El gran concierto de las bandas eternas -un corolario de excelencia y memoria, el honrado homenaje en vida que Luis se merecía- es un viaje por cuarenta años de creación inigualable. La profunda y valiosísima obra del Flaco en términos de calidad, se destaca también por su volumen: son más de cuarenta discos. Un prodigio de la creación artística. Una factoría humana y muy elevada para componer canciones, de abrir caminos para lo más noble del ser humano. Contra todos los males de este mundo.

 

Compartí con Luis en otras ocasiones, siempre amable, preocupado por uno y discreto. Le regalé mis discos en los que musicalicé la obra poética de aquel otro gran iluminado, nuestro poeta Jorge Teillier. Teloneé su concierto en el Teatro Municipal de Viña del Mar el año 2005, oportunidad en la que tuvo gestos de mucho cariño conmigo y mi hijo de nueve años, como pedir a la producción del show un abundante catering para nosotros o prestarme sus cables para tocar.

La última vez que lo vi fue a la entrada del Teatro Nescafé de las Artes, en octubre o noviembre del 2011. Fui a saludarlo, fue amable como siempre, lo noté algo ausente, eso sí.
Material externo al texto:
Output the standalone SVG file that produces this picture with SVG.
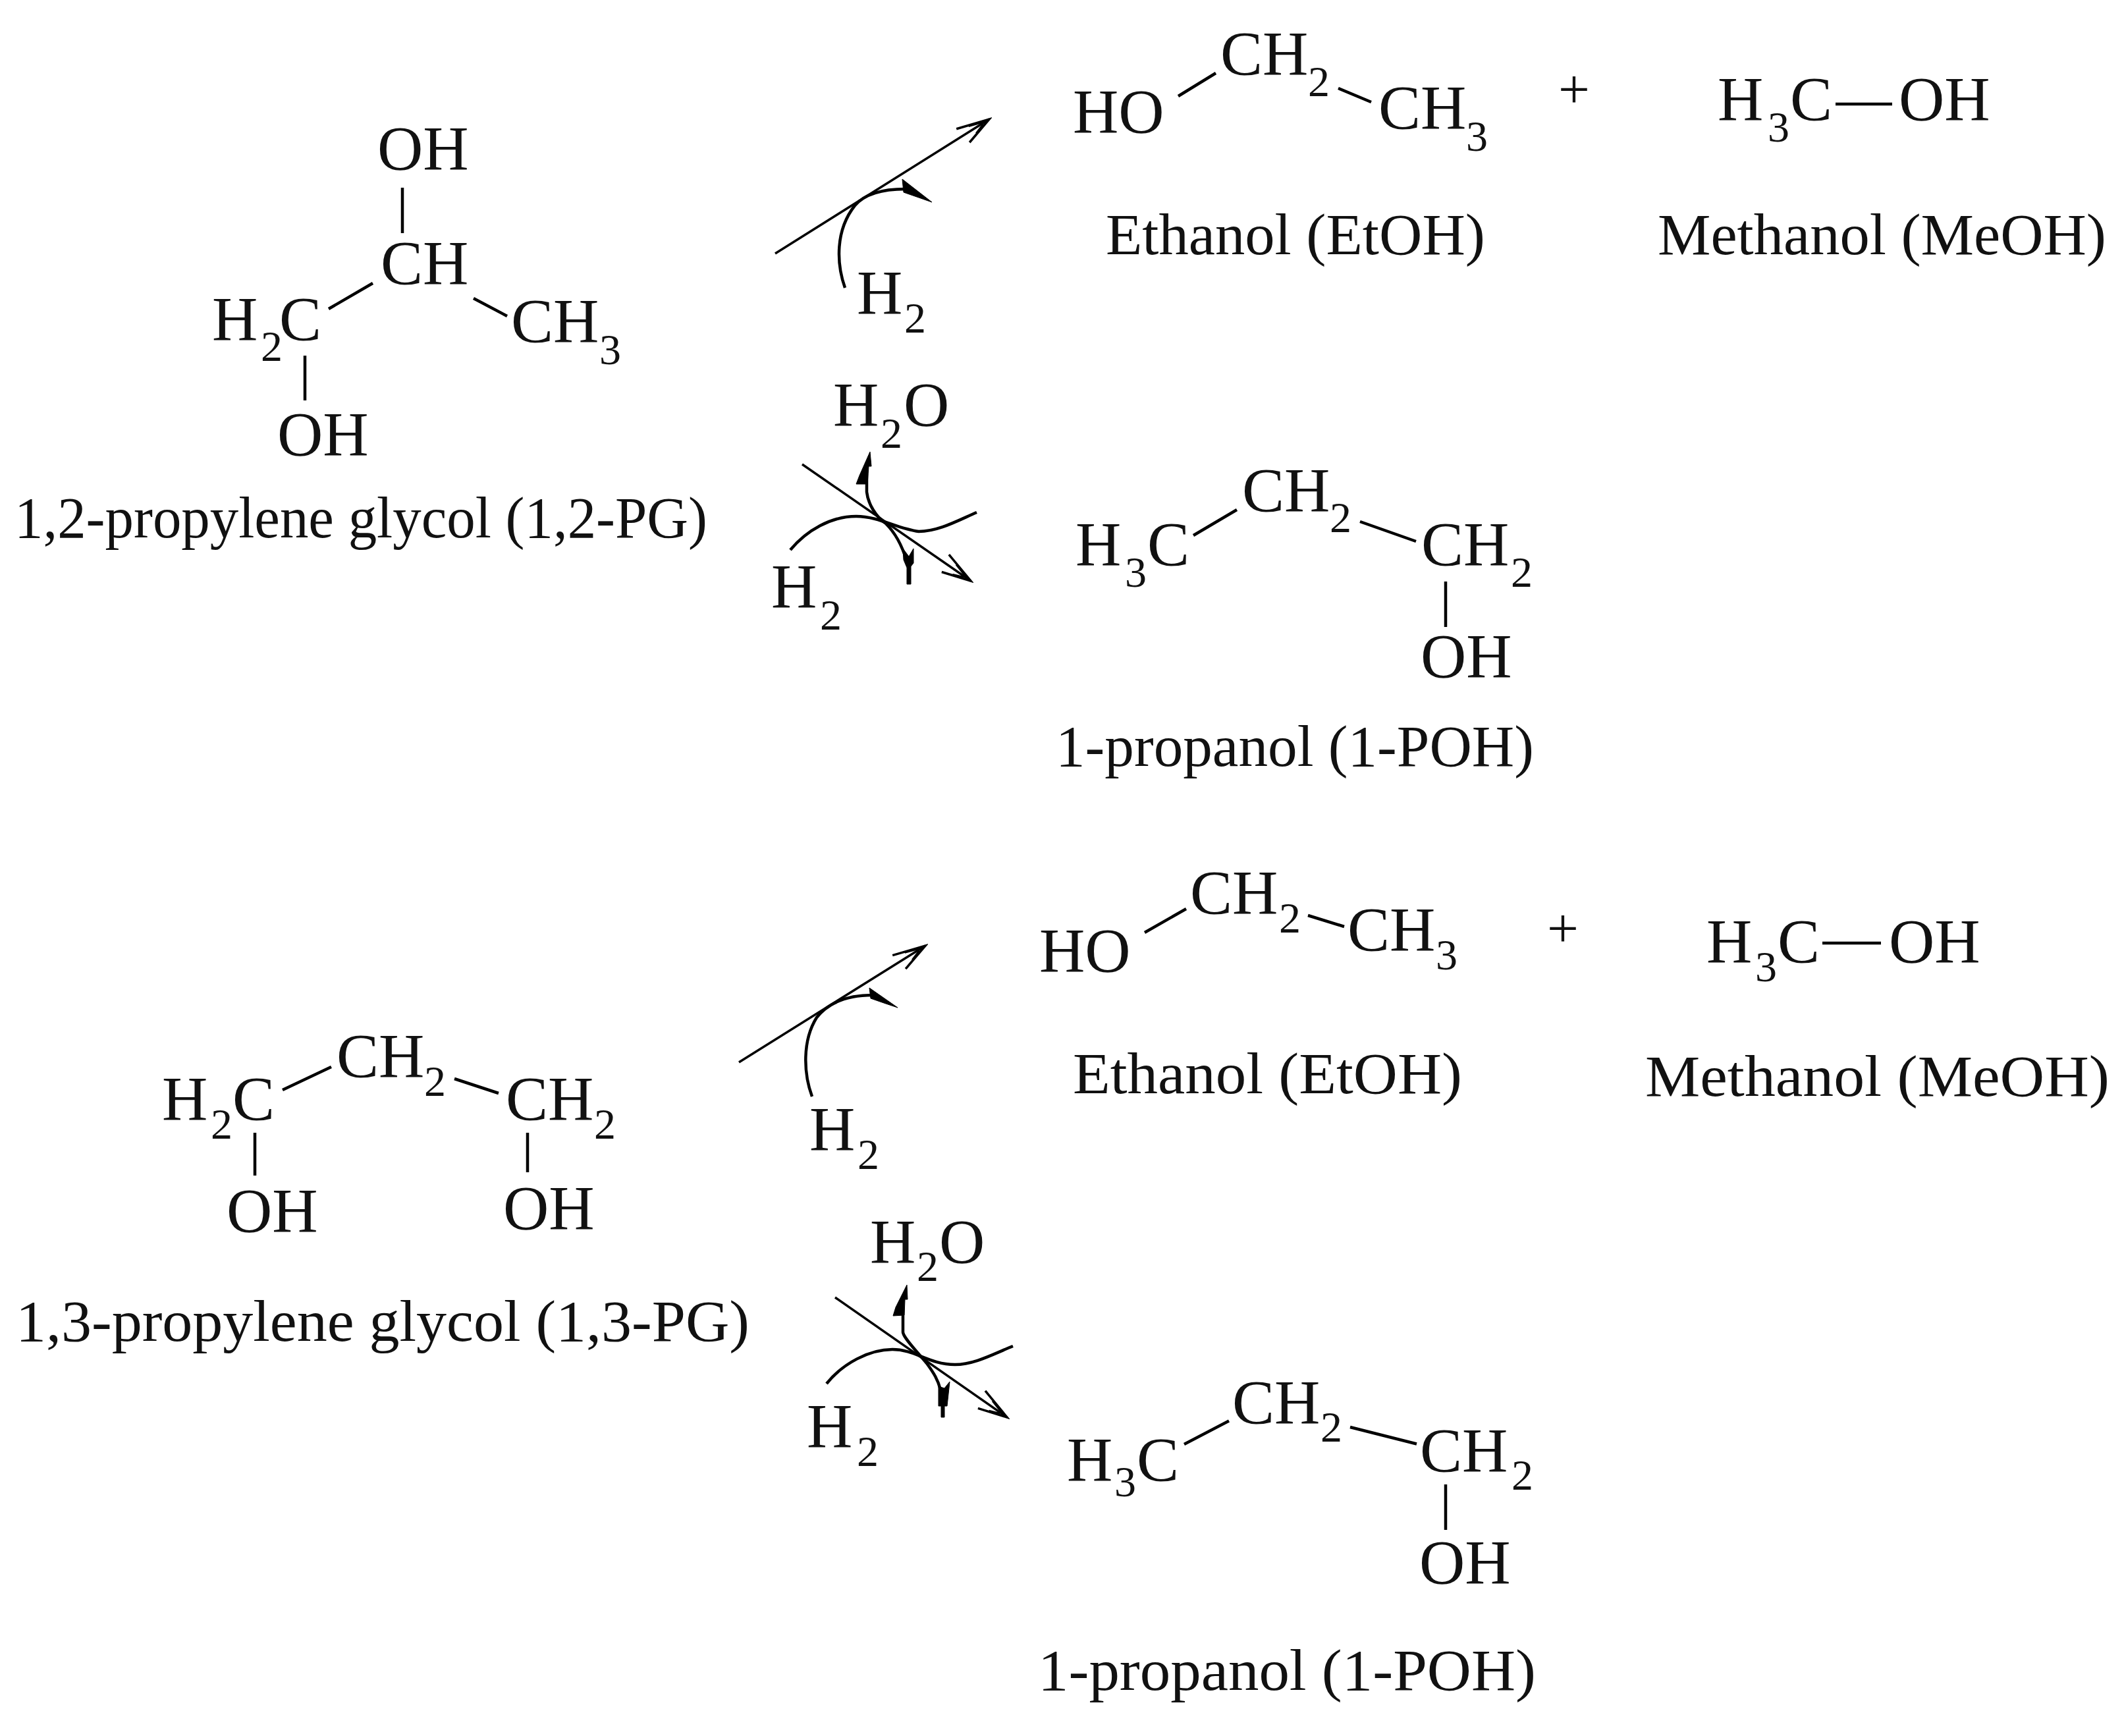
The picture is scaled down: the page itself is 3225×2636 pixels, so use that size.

Él ya sabía – supongo – de su condición de salud. No me pude quedar al show, debía cuidar a mi hija pequeña.

Sin embargo, mi hijo Manuel, el mismo del viaje a Viña, ahora de quince años y ya tocando guitarra, no sólo disfrutó del concierto de esa noche -sin saber todos nosotros que sería el último de nuestro Flaco querido – sino que compartió con él en camarines. Le regalaron una uñeta y el listado de temas, que conservo como un tesoro.

 

Escribo estas líneas escuchando “Iris” esa maravilla de canción del disco póstumo “Los amigo”. No puedo dejar de llorar aún. Recuerdo que la tarde que me enteré de su muerte –el 8 de febrero de 2012- me encontraba con mi amigo audiovisualista “Nigger” Soto en el depa de sus viejos, que estaban de vacaciones, en Pudahuel. El día anterior mi hijo había partido a Barcelona a vivir.

Estábamos haciendo un asadito. De pronto sonó mi celular y la voz de un amigo me dijo: “Rudy, murió el Flaco”. Salí al patio común, el sol de la media tarde de verano me golpeaba ferozmente, me quedé paralizado mirando los bloques que comenzaron a cambiar de forma, a medida que las lágrimas inundaban mis ojos.

Lloré en silencio, como para adentro, ese llanto ahogado que nos toca vivir en esta vida, pues sabía que una parte muy poderosa y profunda de mi ser -y de muchos de nosotros de nuestra generación y de otras- moría también esa tarde calurosa, triste como pocas. Y cuando escucho en ocasiones ese tema de Pescado Rabioso “Niño condenado” en el que un verso dice “Niño condenado por el diablo de febrero” no puedo dejar de pensar que, en su mágica poesía, Luis anticipó esa tarde.

 

Sin embargo, frente a la tristeza y los descalabros y el horror del mundo actual, surge una vez más, como una montaña que señala el camino a casa, la obra lumínica e inspiradora que Luis dejó, su sentido del humor certero, su humanidad franca, cercana, sus señales escondidas en sus poemas, sus acordes extraños y bellos como en un juego de abalorios y búsqueda para iniciados.

Es un legado de amor y vida. Y eso -lo veo en todos los músicos jóvenes que lo recuerdan, quieren y cantan sus canciones- se propaga a la velocidad de la luz y del corazón generoso. Y esto -“Luigi” querido, permíteme decírtelo a través del espejo de este sueño del que acabo de despertar- es sólo el comienzo de un gran amor que, inevitablemente, cambiará las cosas para bien.

(*) Con casi una decena de trabajos en su discografía esencial, Rudy Wiedmaier es un reconocido artista surgido en los años 80. En la década de los 90 desarrolla un sonido electrónico con espíritu de Canto Nuevo. Ha versionado al poeta chileno Jorge Teillier y prepara nuevo disco para este año.